The protection systems employed on the Tiger includes stealth; aspects such as the visual, radar, infra-red and acoustic signatures have been minimised to better evade threats that may be present upon the battlefield. According to Andrew Warner, the Tiger’s survivability “relies on stealth and agility”. The fuselage is armoured and was developed to withstand small arms fire and 23 mm (0.91 in) cannon rounds. The helicopter has various radar/laser warning and missile-approach detection systems, including EADS’s AN/AAR-60 MILDS (Missile Launch Detection System), as well as flares and chaff dispensers.
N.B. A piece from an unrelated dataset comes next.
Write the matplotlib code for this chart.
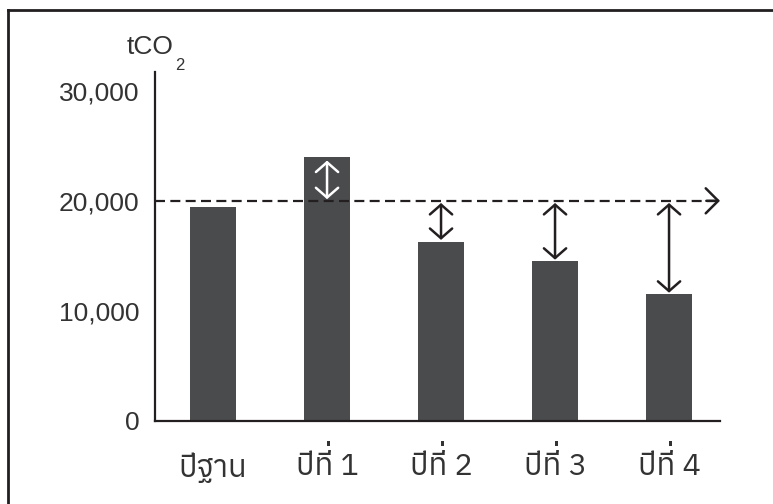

Amongst the key avionics features of the aircraft are the EUROGRID battlefield management and map display systems, integrated communications (HF/VHM/FM radio and satellite) and data transfer links, a high-authority digital automatic flight control system, and redundant MIL 1553 data buses. Two redundant mission computers control the weapons, sensors, and targeting functions. The Tiger’s navigational suite includes GPS, dual-redundant inertial referencing, Doppler radar, separated air data units, radio altimeter and distributed air speed sensors. A dedicated nose-mounted forward-looking infrared (FLIR) sensor is used by the pilot for night time flying.
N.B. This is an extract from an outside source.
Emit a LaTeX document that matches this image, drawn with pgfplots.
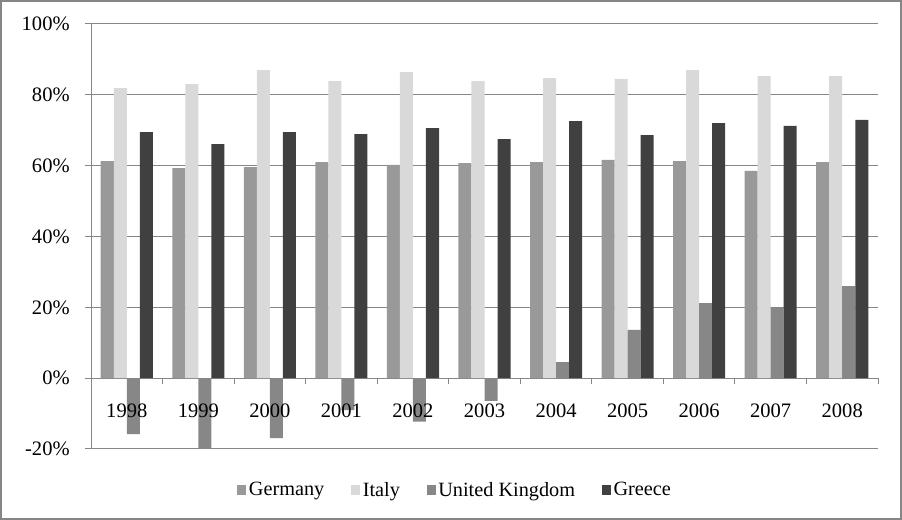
\documentclass[border=0pt]{standalone}
\usepackage{fontspec}
\setmainfont{Liberation Serif}
\usepackage{pgfplots}
\pgfplotsset{compat=1.18}
\definecolor{gridgray}{HTML}{868686}
\definecolor{cGermany}{HTML}{999999}
\definecolor{cItaly}{HTML}{D9D9D9}
\definecolor{cUK}{HTML}{878787}
\definecolor{cGreece}{HTML}{404040}

\begin{document}
\begin{tikzpicture}
\begin{axis}[
  at={(68.25pt,53.25pt)}, anchor=south west,
  scale only axis, width=590.25pt, height=318.75pt,
  xmin=-0.5, xmax=10.5, ymin=-20, ymax=100,
  axis y line*=left, axis x line*=middle,
  axis line style={gridgray, line width=0.75pt},
  ybar=0pt, bar width=0.182,
  ytick={-20,0,...,100},
  yticklabel={\pgfmathprintnumber{\tick}\%},
  /pgf/number format/assume math mode=true,
  ymajorgrids, grid style={gridgray, line width=0.75pt},
  ytick align=outside, xtick align=outside,
  major tick length=4.5pt,
  tick style={gridgray, line width=0.75pt},
  xtick={-0.5,0.5,...,10.5}, xticklabels={},
  ticklabel style={font=\fontsize{15.4}{18}\selectfont},
  yticklabel style={xshift=-8pt},
  legend columns=4,
  legend style={at={(0.463,-0.0965)}, anchor=center, draw=none, fill=none,
    font=\fontsize{15.2}{18}\selectfont,
    /tikz/every even column/.append style={column sep=18pt}},
  legend image code/.code={\fill[#1] (0pt,-3.4pt) rectangle (6.8pt,3.4pt);},
]
\addplot[fill=cGermany, draw=none] coordinates {
  (0,61.3) (1,59.3) (2,59.6) (3,61.0) (4,60.2) (5,60.7)
  (6,61.0) (7,61.6) (8,61.3) (9,58.5) (10,61.0)};
\addlegendentry{Germany}
\addplot[fill=cItaly, draw=none] coordinates {
  (0,81.9) (1,83.0) (2,87.0) (3,83.9) (4,86.4) (5,83.9)
  (6,84.7) (7,84.5) (8,87.0) (9,85.3) (10,85.3)};
\addlegendentry{Italy}
\addplot[fill=cUK, draw=none] coordinates {
  (0,-15.8) (1,-20.0) (2,-16.9) (3,-9.0) (4,-12.3) (5,-6.4)
  (6,4.5) (7,13.6) (8,21.2) (9,20.0) (10,26.0)};
\addlegendentry{United Kingdom}
\addplot[fill=cGreece, draw=none] coordinates {
  (0,69.5) (1,66.1) (2,69.5) (3,68.9) (4,70.6) (5,67.5)
  (6,72.6) (7,68.6) (8,72.0) (9,71.2) (10,72.9)};
\addlegendentry{Greece}
% year labels sit on top of the bars
\pgfplotsinvokeforeach{0,...,10}{
  \node[anchor=north, yshift=-19pt, inner sep=0pt, font=\fontsize{15.4}{18}\selectfont]
    at (axis cs:#1,0) {\the\numexpr1998+#1\relax};
}
\end{axis}
\pgfresetboundingbox
\path[use as bounding box] (0,0) rectangle (676.5pt,390pt);
\draw[gridgray, line width=1.8pt] (0.9pt,0.9pt) rectangle (675.6pt,389.1pt);
\end{tikzpicture}
\end{document}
Each crew member has a pair of multifunction liquid-crystal data displays at their control station, typically used to display internal systems information and sensory data, and to interact with the aircraft’s higher systems. An additional display system is available to both crew in the form of the helmet-mounted display (HMD). The HMD is used by the flying pilot to display basic flight data with digitally-enhanced optics, such as night vision or infrared imagery from the sensors, superimposed against; the gunner can use the HMD to interact with and control on-board weapon systems and view targeting data.
- 1× 30 mm (1.18 in) GIAT 30 cannon in chin turret, with up to 450 rounds.
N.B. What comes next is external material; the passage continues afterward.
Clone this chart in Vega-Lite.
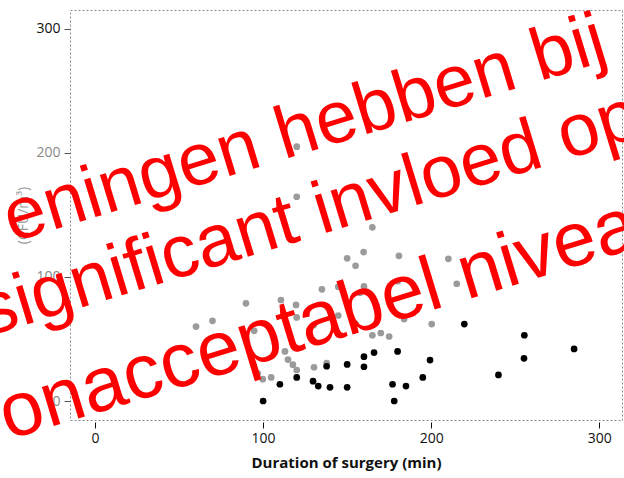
{
  "$schema": "https://vega.github.io/schema/vega-lite/v6.json",
  "autosize": {"type": "none"},
  "padding": {"left": 70, "top": 10, "right": 2, "bottom": 58},
  "width": 552,
  "height": 410,
  "background": "white",
  "datasets": {
    "points": [
      {"dur": 120, "cfu": 205, "group": "gray"},
      {"dur": 120, "cfu": 164.6, "group": "gray"},
      {"dur": 165, "cfu": 140, "group": "gray"},
      {"dur": 150, "cfu": 115, "group": "gray"},
      {"dur": 159.8, "cfu": 120, "group": "gray"},
      {"dur": 155, "cfu": 109, "group": "gray"},
      {"dur": 180.8, "cfu": 117, "group": "gray"},
      {"dur": 210.2, "cfu": 114.6, "group": "gray"},
      {"dur": 135, "cfu": 90, "group": "gray"},
      {"dur": 144.7, "cfu": 92, "group": "gray"},
      {"dur": 157.6, "cfu": 87.3, "group": "gray"},
      {"dur": 160, "cfu": 92.3, "group": "gray"},
      {"dur": 180.1, "cfu": 96.5, "group": "gray"},
      {"dur": 215.2, "cfu": 94.5, "group": "gray"},
      {"dur": 130.1, "cfu": 61.2, "group": "gray"},
      {"dur": 144.7, "cfu": 68.9, "group": "gray"},
      {"dur": 154.9, "cfu": 62.4, "group": "gray"},
      {"dur": 183.9, "cfu": 66, "group": "gray"},
      {"dur": 200.3, "cfu": 62, "group": "gray"},
      {"dur": 165, "cfu": 53, "group": "gray"},
      {"dur": 170, "cfu": 54.8, "group": "gray"},
      {"dur": 175, "cfu": 52, "group": "gray"},
      {"dur": 130.3, "cfu": 27.2, "group": "gray"},
      {"dur": 137.8, "cfu": 30.5, "group": "gray"},
      {"dur": 89.8, "cfu": 78.7, "group": "gray"},
      {"dur": 69.9, "cfu": 64.6, "group": "gray"},
      {"dur": 60.1, "cfu": 60, "group": "gray"},
      {"dur": 94.7, "cfu": 56.6, "group": "gray"},
      {"dur": 110.6, "cfu": 81.4, "group": "gray"},
      {"dur": 119.6, "cfu": 77.4, "group": "gray"},
      {"dur": 120, "cfu": 67.4, "group": "gray"},
      {"dur": 113, "cfu": 40, "group": "gray"},
      {"dur": 114.8, "cfu": 33.4, "group": "gray"},
      {"dur": 117.7, "cfu": 29.3, "group": "gray"},
      {"dur": 120, "cfu": 25, "group": "gray"},
      {"dur": 96.8, "cfu": 22.3, "group": "gray"},
      {"dur": 99.8, "cfu": 17.6, "group": "gray"},
      {"dur": 104.8, "cfu": 19, "group": "gray"},
      {"dur": 100, "cfu": 0, "group": "black"},
      {"dur": 110, "cfu": 13.5, "group": "black"},
      {"dur": 120, "cfu": 19, "group": "black"},
      {"dur": 129.7, "cfu": 16, "group": "black"},
      {"dur": 132.8, "cfu": 12, "group": "black"},
      {"dur": 139.8, "cfu": 11, "group": "black"},
      {"dur": 137.8, "cfu": 28, "group": "black"},
      {"dur": 150, "cfu": 29.5, "group": "black"},
      {"dur": 150, "cfu": 11, "group": "black"},
      {"dur": 160, "cfu": 35.7, "group": "black"},
      {"dur": 160, "cfu": 27.6, "group": "black"},
      {"dur": 166, "cfu": 39, "group": "black"},
      {"dur": 180, "cfu": 40, "group": "black"},
      {"dur": 177, "cfu": 13.5, "group": "black"},
      {"dur": 178, "cfu": 0, "group": "black"},
      {"dur": 185, "cfu": 12, "group": "black"},
      {"dur": 195, "cfu": 19, "group": "black"},
      {"dur": 199.3, "cfu": 33, "group": "black"},
      {"dur": 219.7, "cfu": 62, "group": "black"},
      {"dur": 240, "cfu": 21, "group": "black"},
      {"dur": 255.4, "cfu": 53, "group": "black"},
      {"dur": 255.2, "cfu": 34.4, "group": "black"},
      {"dur": 285, "cfu": 42, "group": "black"}
    ],
    "overlay": [
      {"line": 1, "text": "eningen hebben bij", "x": -49.3, "y": 127.7},
      {"line": 2, "text": "significant invloed op", "x": -64.1, "y": 52},
      {"line": 3, "text": "onacceptabel niveau", "x": -51.8, "y": -31.4}
    ]
  },
  "layer": [
    {
      "data": {"name": "points"},
      "mark": {"type": "circle", "size": 45, "opacity": 1},
      "encoding": {
        "x": {
          "field": "dur", "type": "quantitative",
          "scale": {"domain": [-14.87, 313.5], "nice": false, "zero": false},
          "axis": {
            "values": [0, 100, 200, 300],
            "title": "Duration of surgery (min)",
            "domain": false, "grid": false,
            "tickColor": "#111", "tickSize": 6, "offset": 2,
            "labelFont": "Open Sans", "labelFontSize": 14, "labelColor": "#111", "labelPadding": 3,
            "titleFont": "Open Sans", "titleFontSize": 15, "titleFontWeight": "bold", "titleColor": "#111", "titlePadding": 10
          }
        },
        "y": {
          "field": "cfu", "type": "quantitative",
          "scale": {"domain": [-15.3, 315.1], "nice": false, "zero": false},
          "axis": {
            "values": [0, 100, 200, 300],
            "title": "(CFU/m³)",
            "domain": false, "grid": false,
            "tickColor": "#555", "tickSize": 6,
            "labelFont": "Open Sans", "labelFontSize": 14, "labelPadding": 4,
            "labelColor": {"condition": {"test": "datum.value == 300", "value": "#111"}, "value": "#888"},
            "titleFont": "Open Sans", "titleFontSize": 14, "titleFontWeight": "normal", "titleColor": "#999", "titlePadding": 5
          }
        },
        "color": {
          "field": "group", "type": "nominal",
          "scale": {"domain": ["gray", "black"], "range": ["#9b9b9b", "#000000"]},
          "legend": null
        }
      }
    },
    {
      "data": {"name": "overlay"},
      "transform": [{"filter": "datum.line < 3"}],
      "mark": {"type": "text", "font": "Liberation Sans", "fontSize": 74, "color": "#ff0000", "angle": -17, "align": "left", "baseline": "alphabetic", "clip": false},
      "encoding": {
        "x": {"field": "x", "type": "quantitative"},
        "y": {"field": "y", "type": "quantitative"},
        "text": {"field": "text", "type": "nominal"}
      }
    },
    {
      "data": {"name": "overlay"},
      "transform": [{"filter": "datum.line == 3"}],
      "mark": {"type": "text", "font": "Liberation Sans", "fontSize": 77, "color": "#ff0000", "angle": -17, "align": "left", "baseline": "alphabetic", "clip": false},
      "encoding": {
        "x": {"field": "x", "type": "quantitative"},
        "y": {"field": "y", "type": "quantitative"},
        "text": {"field": "text", "type": "nominal"}
      }
    }
  ],
  "config": {
    "view": {"stroke": "#8a8a8a", "strokeDash": [2, 2], "strokeWidth": 1}
  }
}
On each of its two inner hardpoints and two outer hardpoints the Eurocopter Tiger can carry a combination of the following weapons:
- Inner hardpoints:
- 1x 20 mm (0.787 in) autocannon pods, or
- 22x 68 mm (2.68 in) SNEB unguided rockets in a pod, or
- 19x 70 mm (2.75 in) Hydra 70 unguided rockets in a pod or
- 4x AGM-114 Hellfire missiles (Australia/France) or
- 4x Spike-ER missiles (Spain) or
- 4x PARS 3 LR missiles (Germany) or
- 4x HOT3 missiles (Germany)
- Outer hardpoints:
- 2x Mistral air-to-air missiles, or
- 2x FIM-92 Stinger air-to-air missiles (Germany), or
- 12x 68 mm (2.68 in) SNEB unguided rockets in a pod or
- 7x 70 mm (2.75 in) Hydra 70 unguided rockets in a pod
The UHT (from Unterstützungshubschrauber Tiger German for Support Helicopter Tiger) is a medium-weight multi-role fire support helicopter built for the Bundeswehr (German Armed Forces). Under an agreement between the German government and Eurocopter made in March 2013, a total of 57 Tiger UHs are to be procured.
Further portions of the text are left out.